Les Pantins de la destruction, l’essai qu’a publié Paul Chamberland en septembre de l’année dernière, n’est pas à proprement parler un livre sur ce que l’on appelle maintenant le Printemps érable. Seul le premier de ses trois chapitres, «Croc à phynances et carré rouge» (p. 9-32), aborde explicitement ce qui s’est passé au Québec en 2012. Au mieux, la «crise étudiante» est la «toile de fond» de l’ouvrage (quatrième de couverture).

De quoi est-il question alors dans ce livre ? De «la Destruction en cours» du monde dans lequel nous vivons, sous la poussée de divers courants mortifères : Nécronomie, Némocratie, thanatocratie, nécrodictature, etc. (L’auteur aime les néologismes et les majuscules.)

En un (rare) passage synthétique, les incarnations de Thanatos, la pulsion de mort, sont décrites :

Colossales et conjuguées, trois vagues de fond, trois forces de destruction massive emportent désormais le cours du monde. La première résulte de l’exploitation effrénée et irresponsable des ressources de la biosphère, provoquant du coup la dégradation du milieu qui forme la niche de l’espèce humaine. La deuxième doit sa malfaisance à la voracité mondialisée, et sévissant en toute impunité, de l’oligarchie des superprédateurs financiers, à qui les chefs d’État «démocratiques» donnent le champ libre au détriment des peuples. La troisième investit toute la vie en société grâce au dispositif de gestion technocratique et biopolitique des populations de manière à codifier et à «normaliser» l’ensemble des comportements selon une logique instrumentale tout à fait indifférente aux aspirations qui donnent son sens proprement humain à une vie digne d’être vécue (p. 83-84).

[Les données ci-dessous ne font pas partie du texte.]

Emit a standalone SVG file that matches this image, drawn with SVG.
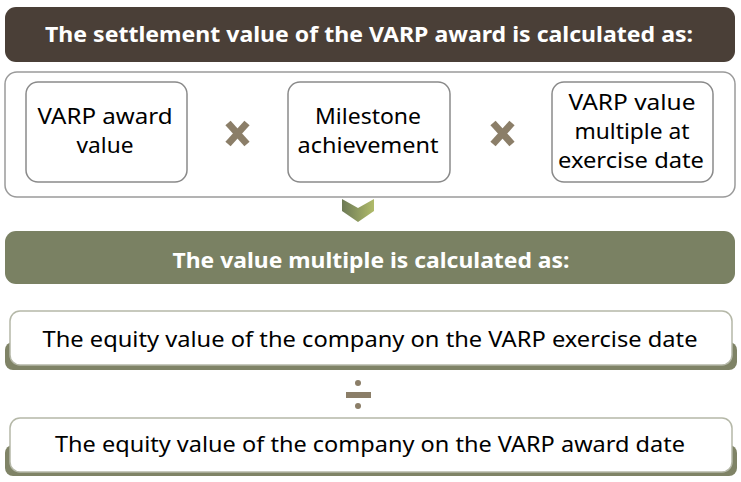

Si tant est qu’un lien clair puisse être établi entre les trois forces de ce «système globalitaire» (p. 84) et les événements de 2012, il faudrait probablement le chercher du côté de la deuxième et, surtout, de la troisième. Un ancien premier ministre du Québec («Grossevoix Lucien Bouchard», p. 13), un ancien ministre des finances («Ubu-Bachand», passim) et des financiers («les Paul Desmarais de ce monde, père et fils», p. 19) feraient partie de ces «pantins» toujours prêts à écraser les autres sans se rendre compte que la logique du monde tel qu’il va a programmé qu’ils seront eux aussi écrasés à leur tour. La situation québécoise ne serait qu’une manifestation de plus d’une déréliction généralisée, un exemple de plus parmi ceux que Chamberland empile les uns sur les autres tout au long du deuxième chapitre.

S’il n’évoque les grèves étudiantes de 2012 qu’allusivement, les Pantins de la destruction permet néanmoins de poser une question à l’ensemble des textes les abordant : pourquoi écrire sur elles ?

Certains se contenteront de rapporter, presque sur le vif, ce qui a été vécu. D’autres voudront prendre du recul et essayer de comprendre ce qui s’est passé, voire de proposer des pistes de solution. D’autres, enfin, utiliseront la fiction pour problématiser la crise sociale. Ceux-là postulent l’existence d’un interlocuteur : à interpeler, à convaincre, à séduire — à qui s’adresser.

Pendant les 100 premières pages de l’essai de Paul Chamberland (qui en compte 109), il n’en va pas de même. Le lecteur est placé devant un soliloque. La basse continue de ce «véritable manifeste citoyen» (quatrième de couverture) est l’indignation contre la situation du monde. Y est postulée une fin inéluctable. Un point de comparaison est sans cesse présent : le nazisme. Que répondre à une phrase comme «Les puissants d’aujourd’hui, puisqu’ils en ont les moyens, entendent assujettir à leur règne l’humanité entière» (p. 57) ? Ce cri est à prendre ou à laisser.

Il faut attendre le troisième chapitre, et tardivement dans ce chapitre, pour voir se dessiner quelque chose de l’ordre de la sortie de l’état de crise. Un «Nous» apparaît (p. 100-101), auquel une forme de «résistance» est proposée. Personne n’est à même de mettre un frein aux forces de Thanatos, mais des choix éthiques s’offrent tout de même à ceux qui refusent «l’avancée de l’inhumain» (p. 85).

Pareille position est parfaitement légitime. Elle confine néanmoins au solipsisme.

 

Référence

Chamberland, Paul, les Pantins de la destruction, Montréal, Poètes de brousse, coll. «Essai libre», 2012, 109 p.